The objective of this course is to study the conceptual, theoretical, and computational concepts of graph theory, along with examples of its applications to real-life problems. The topics covered will be: Graph concepts, definitions, and theorems. Modelling and algorithms with graphs. Isomorphisms, subgraphs, and representations of graphs. Trees, spanning trees, and shortest paths in graphs.
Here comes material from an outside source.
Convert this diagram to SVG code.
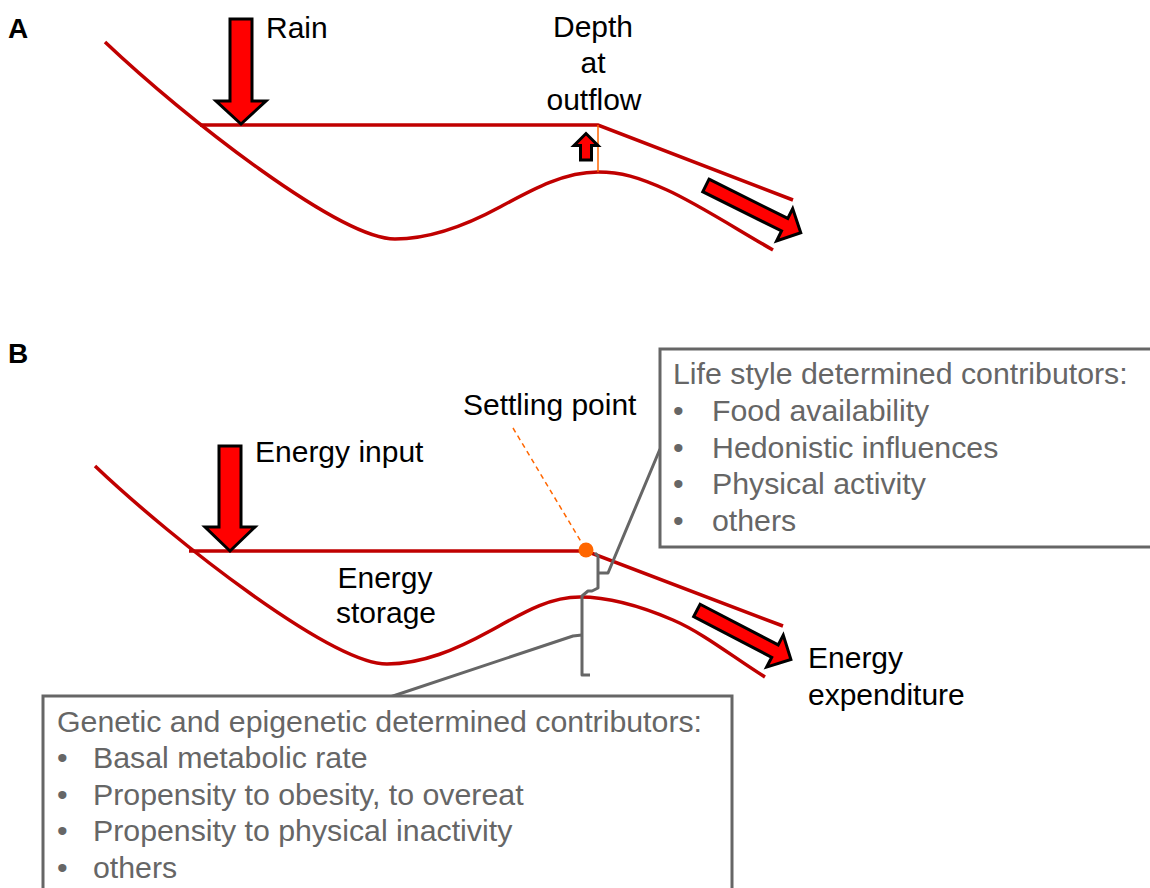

Graph traversal problems.

MAT 460 meets three hours of lecture per week.

### Prerequisites

• Required: MAT 211, MAT 271, and MAT 241 or CSC 121 or CSC 115, or equivalent with grade C or better.
• Recommended: MAT 281 with a grade of a C or better.

### Textbook

A. Stanoyevitch, Discrete Structures with Contemporary Applications, Chapman & Hall (2011)

### Learning Outcomes

After completing MAT 460, students will be able to:

• Identify properties and characteristics of graphs
• Write proofs of theorems involving graph concepts and definitions
• Reframe an assortment of real-life problems in terms of graph theoretic problems
• Decide whether two differently presented graphs are the same (isomorphic) from a graph theoretical perspective
• Execute graph algorithms, both by hand, and with the assistance of a computer
• Determine whether a given applied or pure graph problem can be solved by an efficient algorithm, and if so, to describe such an algorithm

### Course Outline

 Week Topics 1 Overview of the subject with introductions to some key graph concepts and examples 2 Degree sequences of graphs, and an algorithm for determining whether a given sequence can be realized as the degree sequence of a simple graph 3 Digraphs, multigraphs, and modeling real-life problems with graphs 4 Distance related concepts in graphs 5 Subgraphs Exam #1 6 Graph and digraph isomorphisms 7 Matrix representations of graphs and applications of matrix operations 8 Trees (very important types of graph) 9 Spanning Trees and means of construction 10 Applications of spanning trees Exam #2 11 Tree Growing Algorithms 12 The traveling salesman problem, and related problems 13 Hamiltonian graphs 14 Network Flows 15 Review for final

Grades are based on homework, quizzes, in-class exams, a final exam, and special projects as determined by the instructor.

### Attendance Requirements

Attendance policy is set by the instructor.

### Policy on Due Dates and Make-Up Work

Due dates and policy regarding make-up work are set by the instructor.

### Schedule of Examinations

The instructor sets all test dates except the date of the final exam. The final exam is given at the date and time announced in the Schedule of Classes.